Hehe, Moonshine a smaller label? You're joking right?

I'm not trying to say you're wrong, but I've been sending out promos for a few years now, not to mention I've got a pretty relationship with a lot of the nu skool breaks label owner in the UK right now (Sounds of Habib, Plastic Raygunn, Disuye, TCR) etc. Sure if they like your tune they'll talk about pressing it, but there's a lot of work that goes into putting out a record, so they don't just take the ones that sound good (obviously that's ONE of the prerequisites though). There's marketting plans to think about, promotion budgets, regional exposure, whether or not it has the 'sound' a label is known for, etc.

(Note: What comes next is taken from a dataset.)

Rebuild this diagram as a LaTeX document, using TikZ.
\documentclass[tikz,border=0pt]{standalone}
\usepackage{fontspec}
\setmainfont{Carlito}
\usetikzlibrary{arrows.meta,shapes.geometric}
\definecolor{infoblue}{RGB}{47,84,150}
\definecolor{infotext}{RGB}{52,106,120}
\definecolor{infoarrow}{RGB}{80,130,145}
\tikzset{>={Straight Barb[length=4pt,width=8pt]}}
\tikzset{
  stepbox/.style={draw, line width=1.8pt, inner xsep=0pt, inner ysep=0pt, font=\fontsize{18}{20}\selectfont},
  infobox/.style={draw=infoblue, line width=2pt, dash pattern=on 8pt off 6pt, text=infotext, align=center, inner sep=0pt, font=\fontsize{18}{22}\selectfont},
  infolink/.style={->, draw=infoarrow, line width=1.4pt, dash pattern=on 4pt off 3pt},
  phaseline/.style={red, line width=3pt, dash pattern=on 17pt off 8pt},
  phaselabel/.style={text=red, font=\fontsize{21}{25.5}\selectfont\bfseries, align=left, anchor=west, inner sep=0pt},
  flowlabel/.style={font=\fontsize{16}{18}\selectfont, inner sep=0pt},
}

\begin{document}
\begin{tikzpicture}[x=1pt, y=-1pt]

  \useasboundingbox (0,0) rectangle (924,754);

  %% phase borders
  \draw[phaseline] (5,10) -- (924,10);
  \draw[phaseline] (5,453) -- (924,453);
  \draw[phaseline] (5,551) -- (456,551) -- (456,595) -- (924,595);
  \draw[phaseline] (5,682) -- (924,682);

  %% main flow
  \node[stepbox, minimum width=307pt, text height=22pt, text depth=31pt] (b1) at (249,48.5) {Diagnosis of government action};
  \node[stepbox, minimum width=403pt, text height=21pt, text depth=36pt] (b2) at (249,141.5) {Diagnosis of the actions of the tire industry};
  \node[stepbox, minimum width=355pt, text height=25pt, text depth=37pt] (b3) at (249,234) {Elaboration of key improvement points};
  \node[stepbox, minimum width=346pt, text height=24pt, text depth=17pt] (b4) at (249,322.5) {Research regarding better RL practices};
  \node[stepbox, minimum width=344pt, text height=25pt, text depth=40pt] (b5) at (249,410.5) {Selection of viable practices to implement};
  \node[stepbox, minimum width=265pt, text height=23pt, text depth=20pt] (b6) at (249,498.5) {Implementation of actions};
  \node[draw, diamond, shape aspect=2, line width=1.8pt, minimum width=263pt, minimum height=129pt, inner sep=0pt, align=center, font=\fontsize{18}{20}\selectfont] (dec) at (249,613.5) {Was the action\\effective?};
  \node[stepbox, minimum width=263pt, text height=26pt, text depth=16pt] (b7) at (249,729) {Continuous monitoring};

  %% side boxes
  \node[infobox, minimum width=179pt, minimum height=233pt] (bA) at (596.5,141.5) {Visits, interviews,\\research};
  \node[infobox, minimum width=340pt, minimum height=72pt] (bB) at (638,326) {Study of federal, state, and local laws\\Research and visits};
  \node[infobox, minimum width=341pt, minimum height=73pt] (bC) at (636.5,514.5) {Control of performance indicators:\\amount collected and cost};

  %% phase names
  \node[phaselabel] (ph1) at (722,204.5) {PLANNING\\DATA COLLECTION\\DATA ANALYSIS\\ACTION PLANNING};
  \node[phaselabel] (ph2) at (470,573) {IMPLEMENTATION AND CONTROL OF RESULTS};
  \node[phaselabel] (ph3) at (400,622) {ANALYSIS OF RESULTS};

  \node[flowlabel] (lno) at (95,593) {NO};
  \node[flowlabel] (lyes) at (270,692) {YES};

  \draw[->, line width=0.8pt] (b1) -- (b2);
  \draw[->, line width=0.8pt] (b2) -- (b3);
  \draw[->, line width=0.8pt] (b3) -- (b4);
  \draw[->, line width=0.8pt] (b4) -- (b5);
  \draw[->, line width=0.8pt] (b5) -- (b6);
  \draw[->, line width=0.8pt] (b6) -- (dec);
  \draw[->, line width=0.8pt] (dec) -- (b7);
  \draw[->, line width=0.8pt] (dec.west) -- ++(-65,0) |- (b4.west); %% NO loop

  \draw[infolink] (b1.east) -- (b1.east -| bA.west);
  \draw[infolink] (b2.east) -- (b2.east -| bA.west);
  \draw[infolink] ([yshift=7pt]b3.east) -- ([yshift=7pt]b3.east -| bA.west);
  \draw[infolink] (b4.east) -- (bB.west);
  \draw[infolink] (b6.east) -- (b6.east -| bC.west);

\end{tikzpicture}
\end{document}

I truly wish it was as easy as just finding a small label and letting them press it, but you've got to find the right label, one who's willing to invest in an unknown producer(s). Not that we're not going to try still, the B-side is in the works right now...

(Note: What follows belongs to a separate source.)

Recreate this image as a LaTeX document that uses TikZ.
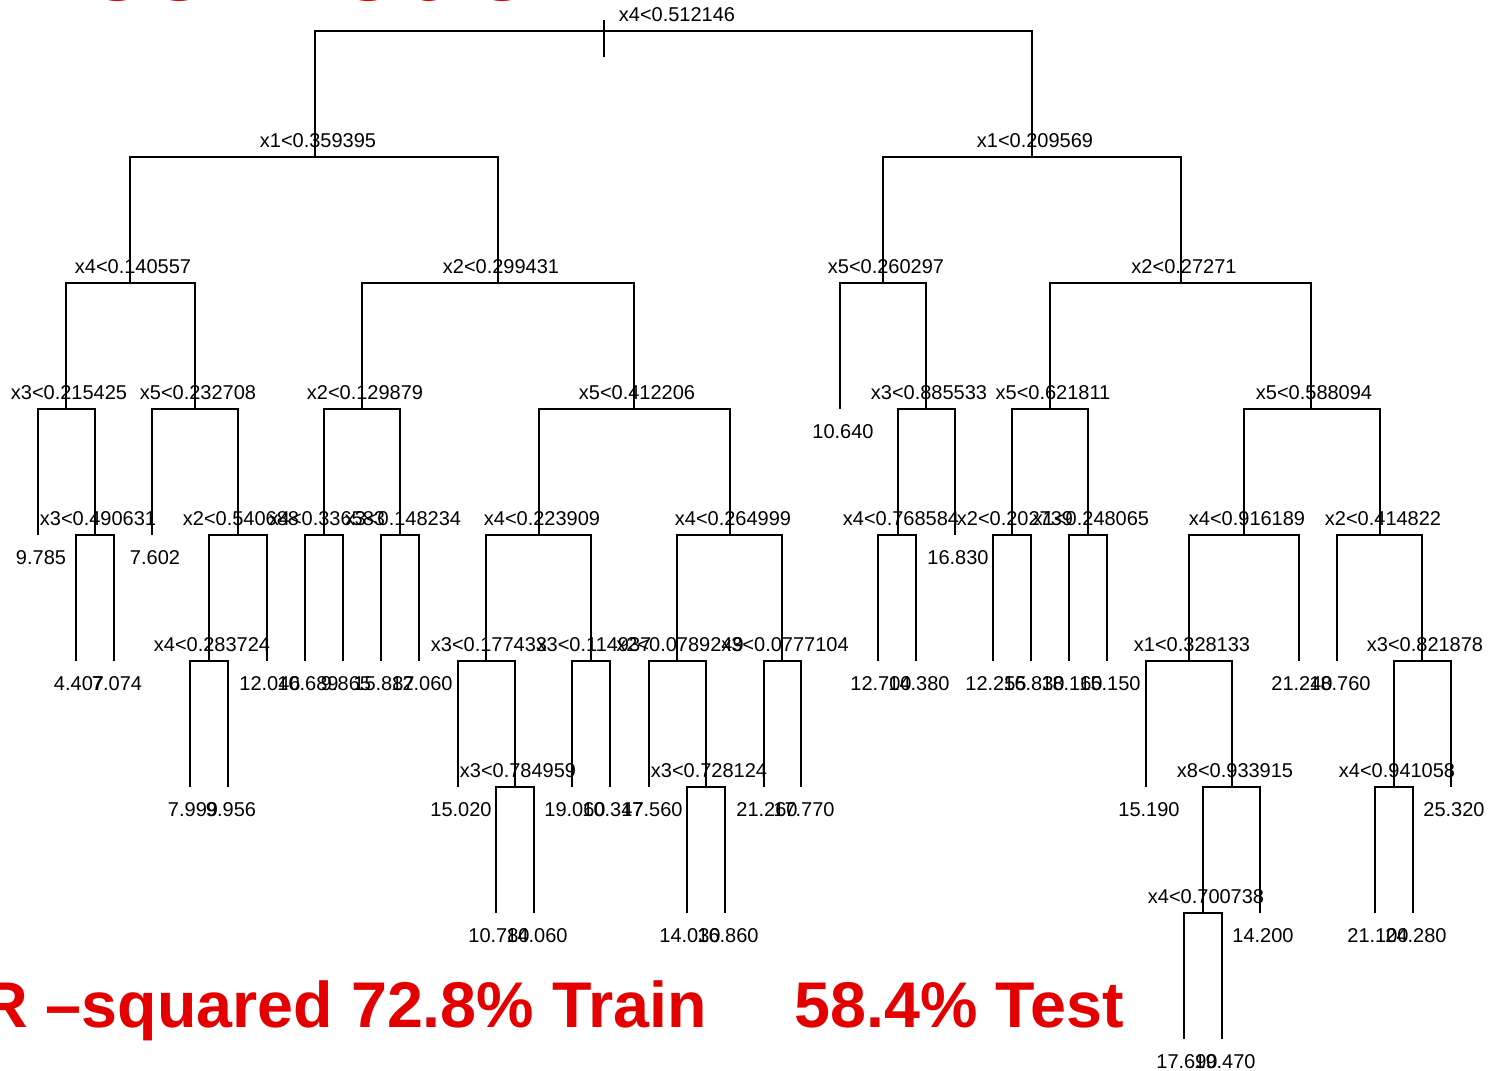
\documentclass[tikz,border=0pt]{standalone}
\usepackage{fontspec}
\setmainfont{Liberation Sans}
\definecolor{titlered}{RGB}{228,0,0}
\tikzset{
  branch/.style={line width=1.1pt},
  splitlab/.style={anchor=base, inner sep=0pt, font=\fontsize{10pt}{12pt}\selectfont},
  leaflab/.style={anchor=base, inner sep=0pt, font=\fontsize{10pt}{12pt}\selectfont},
  bigred/.style={anchor=base west, inner sep=0pt, text=titlered, font=\fontsize{32.3pt}{38pt}\selectfont\bfseries}
}
% split: coordinate at the horizontal bar, label just above it
\newcommand{\tsplit}[4]{\coordinate (#1) at (#2,#3); \node[splitlab] (#1l) at (#2+3,#3-10) {#4};}
% leaf: coordinate at the lower end of its stem, value printed below it
\newcommand{\tleaf}[4]{\coordinate (#1) at (#2,#3); \node[leaflab] (#1l) at (#2+3,#3+29) {#4};}
% parent to its two children
\newcommand{\tjoin}[3]{\draw[branch] (#1) -| (#2); \draw[branch] (#1) -| (#3);}
\begin{document}
\begin{tikzpicture}[x=0.5pt,y=-0.5pt]
\useasboundingbox (0,0) rectangle (1489,1071);

% level heights
\def\La{31}\def\Lb{157}\def\Lc{283}\def\Ld{409}\def\Le{535}
\def\Lf{661}\def\Lg{787}\def\Lh{913}\def\Li{1039}

% title (runs off the top edge)
\node[bigred, font=\fontsize{56pt}{66pt}\selectfont\bfseries] (title) at (-21,0) {Tree Model};

% split nodes
\tsplit{root}{674}{\La}{x4<0.512146}
\tsplit{n1}{315}{\Lb}{x1<0.359395}
\tsplit{n2}{1032}{\Lb}{x1<0.209569}
\tsplit{n3}{130}{\Lc}{x4<0.140557}
\tsplit{n4}{498}{\Lc}{x2<0.299431}
\tsplit{n5}{883}{\Lc}{x5<0.260297}
\tsplit{n6}{1181}{\Lc}{x2<0.27271}
\tsplit{n7}{66}{\Ld}{x3<0.215425}
\tsplit{n8}{195}{\Ld}{x5<0.232708}
\tsplit{n9}{362}{\Ld}{x2<0.129879}
\tsplit{n10}{634}{\Ld}{x5<0.412206}
\tsplit{n11}{926}{\Ld}{x3<0.885533}
\tsplit{n12}{1050}{\Ld}{x5<0.621811}
\tsplit{n13}{1311}{\Ld}{x5<0.588094}
\tsplit{n14}{95}{\Le}{x3<0.490631}
\tsplit{n15}{238}{\Le}{x2<0.540688}
\tsplit{n16}{324}{\Le}{x4<0.336583}
\tsplit{n17}{400}{\Le}{x3<0.148234}
\tsplit{n18}{539}{\Le}{x4<0.223909}
\tsplit{n19}{730}{\Le}{x4<0.264999}
\tsplit{n20}{898}{\Le}{x4<0.768584}
\tsplit{n21}{1012}{\Le}{x2<0.202739}
\tsplit{n22}{1088}{\Le}{x1<0.248065}
\tsplit{n23}{1244}{\Le}{x4<0.916189}
\tsplit{n24}{1380}{\Le}{x2<0.414822}
\tsplit{n25}{209}{\Lf}{x4<0.283724}
\tsplit{n26}{486}{\Lf}{x3<0.177433}
\tsplit{n27}{591}{\Lf}{x3<0.114937}
\tsplit{n28}{677}{\Lf}{x2<0.0789249}
\tsplit{n29}{782}{\Lf}{x3<0.0777104}
\tsplit{n30}{1189}{\Lf}{x1<0.328133}
\tsplit{n31}{1422}{\Lf}{x3<0.821878}
\tsplit{n32}{515}{\Lg}{x3<0.784959}
\tsplit{n33}{706}{\Lg}{x3<0.728124}
\tsplit{n34}{1232}{\Lg}{x8<0.933915}
\tsplit{n35}{1394}{\Lg}{x4<0.941058}
\tsplit{n36}{1203}{\Lh}{x4<0.700738}

% leaves
\tleaf{l1}{840}{\Ld}{10.640}
\tleaf{l2}{38}{\Le}{9.785}
\tleaf{l3}{152}{\Le}{7.602}
\tleaf{l4}{955}{\Le}{16.830}
\tleaf{l5}{76}{\Lf}{4.407}
\tleaf{l6}{114}{\Lf}{7.074}
\tleaf{l7}{267}{\Lf}{12.046}
\tleaf{l8}{305}{\Lf}{10.689}
\tleaf{l9}{343}{\Lf}{9.865}
\tleaf{l10}{381}{\Lf}{15.887}
\tleaf{l11}{419}{\Lf}{12.060}
\tleaf{l12}{878}{\Lf}{12.700}
\tleaf{l13}{916}{\Lf}{14.380}
\tleaf{l14}{993}{\Lf}{12.255}
\tleaf{l15}{1031}{\Lf}{16.830}
\tleaf{l16}{1069}{\Lf}{18.160}
\tleaf{l17}{1107}{\Lf}{15.150}
\tleaf{l18}{1299}{\Lf}{21.240}
\tleaf{l19}{1337}{\Lf}{18.760}
\tleaf{l20}{190}{\Lg}{7.999}
\tleaf{l21}{228}{\Lg}{9.956}
\tleaf{l22}{458}{\Lg}{15.020}
\tleaf{l23}{572}{\Lg}{19.060}
\tleaf{l24}{610}{\Lg}{10.347}
\tleaf{l25}{649}{\Lg}{17.560}
\tleaf{l26}{764}{\Lg}{21.260}
\tleaf{l27}{801}{\Lg}{17.770}
\tleaf{l28}{1146}{\Lg}{15.190}
\tleaf{l29}{1451}{\Lg}{25.320}
\tleaf{l30}{496}{\Lh}{10.780}
\tleaf{l31}{534}{\Lh}{14.060}
\tleaf{l32}{687}{\Lh}{14.030}
\tleaf{l33}{725}{\Lh}{16.860}
\tleaf{l34}{1260}{\Lh}{14.200}
\tleaf{l35}{1375}{\Lh}{21.100}
\tleaf{l36}{1413}{\Lh}{24.280}
\tleaf{l37}{1184}{\Li}{17.690}
\tleaf{l38}{1222}{\Li}{19.470}

% branches
\tjoin{root}{n1}{n2}
\tjoin{n1}{n3}{n4}
\tjoin{n2}{n5}{n6}
\tjoin{n3}{n7}{n8}
\tjoin{n4}{n9}{n10}
\tjoin{n5}{l1}{n11}
\tjoin{n6}{n12}{n13}
\tjoin{n7}{l2}{n14}
\tjoin{n8}{l3}{n15}
\tjoin{n9}{n16}{n17}
\tjoin{n10}{n18}{n19}
\tjoin{n11}{n20}{l4}
\tjoin{n12}{n21}{n22}
\tjoin{n13}{n23}{n24}
\tjoin{n14}{l5}{l6}
\tjoin{n15}{n25}{l7}
\tjoin{n16}{l8}{l9}
\tjoin{n17}{l10}{l11}
\tjoin{n18}{n26}{n27}
\tjoin{n19}{n28}{n29}
\tjoin{n20}{l12}{l13}
\tjoin{n21}{l14}{l15}
\tjoin{n22}{l16}{l17}
\tjoin{n23}{n30}{l18}
\tjoin{n24}{l19}{n31}
\tjoin{n25}{l20}{l21}
\tjoin{n26}{l22}{n32}
\tjoin{n27}{l23}{l24}
\tjoin{n28}{l25}{n33}
\tjoin{n29}{l26}{l27}
\tjoin{n30}{l28}{n34}
\tjoin{n31}{n35}{l29}
\tjoin{n32}{l30}{l31}
\tjoin{n33}{l32}{l33}
\tjoin{n34}{n36}{l34}
\tjoin{n35}{l35}{l36}
\tjoin{n36}{l37}{l38}

% short tick across the top bar
\coordinate (tickA) at (604,20);
\coordinate (tickB) at (604,57);
\draw[branch] (tickA) -- (tickB);

% fit summary
\node[bigred] (train) at (-19,1027) {R –squared 72.8\% Train};
\node[bigred] (test) at (794,1027) {58.4\% Test};
\end{tikzpicture}
\end{document}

BTW, mastering for vinyl is a completely different process than regular CD mastering, and has nothing to do with dither. A record pressing plant will typically have an in house engineer who's job is to take your nice, pristine CD master, and make sure it'll work on a record. They don't do any dithering at this stage, unless they need to completely remaster your song in the first place, which is rare nowadays as the labels will have caught any of those issues long before it get sent to be pressed. The pressing plant will check to make sure your bass frequencies are centered, not panning around, or pulled hard to one side (causes the needle to jump out of the groove). They also determine how hot to burn the record (+6dB is typical for dance tunes), an how far apart the grooves should be given the track length, and the bass content. Typcially recored with lots of bass with need deeper grooves that are farther apar! t.! Lots of good articles out there on vinyl pressing if you need more info...

rEalm



I knew of a guy in New York that prints house tracks, he would get stuff in on Dat and just print it if it didn't need mastering. Prefered DAT because he needed to remaster a bunch of em and wanted the higher quality. Really doesn't matter what the format is I'm sure. Some things are obviously easier to work with for mastering if it hasn't allready been compressed and dithered. Just send em out, That track is sweet enough if you sent it to a smaller label I'm sure they would pick it up. Try Moonshine Records, they're pretty decent.